The appeals court, which lifted all court stays pending appeal, also upheld the Western District federal court's decision to deny a request by the Seneca Nation, the Cayuga Nation, the Unkechauge Nation and the Mohawk Tribe to stop the state from levying the cigarette taxes.
New York's decades-long battle to collect taxes on cigarettes bought by smokers who are not members of Native American tribes could grind on because the appeals court sent the cases back to the lower courts.
State Attorney General Eric Schneiderman estimated that lost tax revenue amounts to $500,000 a day. New York state's cigarette taxes are among the nation's highest at $4.35 a pack.
"Today's decision respects tribal rights and at the same time represents an important victory for the state to collect deserved revenue and to protect public health," said Schneiderman.
New York City Mayor Bloomberg, a former smoker who banished cigarettes from parks, bars and restaurants, estimated the state could get as much as $500 million a year from Native American cigarette taxes.
Bloomberg has sued to block blackmarket sales of cigarettes over the Internet. Referring to the court decision, he added: "It will also greatly reduce New York City's tax losses caused by the bootlegging of unstamped cigarettes."
New York, like many states, has yet to see tax revenue rebound to pre-recession levels, which heightens its desire to collect the lost cigarette tax revenue.
The tribes say they do not have to charge cigarette taxes -- or fuel taxes either -- because of their sovereign immunity. "We will continue fighting against this overreaching action by the state to protect our treaty rights, tobacco commerce and all the jobs it supports," the Seneca president said.

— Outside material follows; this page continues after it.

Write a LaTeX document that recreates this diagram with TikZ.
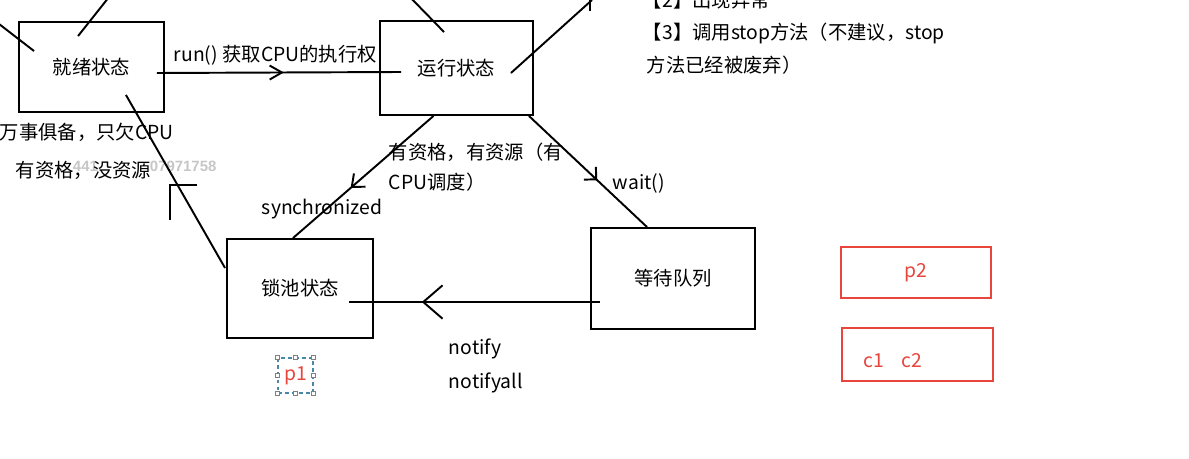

New York state tried to sidestep the issue on sovereign immunity by requiring the wholesalers, which sell reservation stores millions of cigarettes a year, to collect the taxes. Native American smokers would not have to pay the taxes as each tribe would get a set amount of tax-free cartons.
The Oneida, Cayuga and Unkechauge had argued that forcing the wholesalers to charge the tax "imposes an impermissible direct tax on tribal retailers, or alternatively, imposes an undue and unnecessary economic burden on tribal retailers," the appeals court said in its decision.
But the appeals court noted the U.S. Supreme Court has decided that Native American governments are not authorized "to market an exemption from state taxation to persons who would normally do business elsewhere."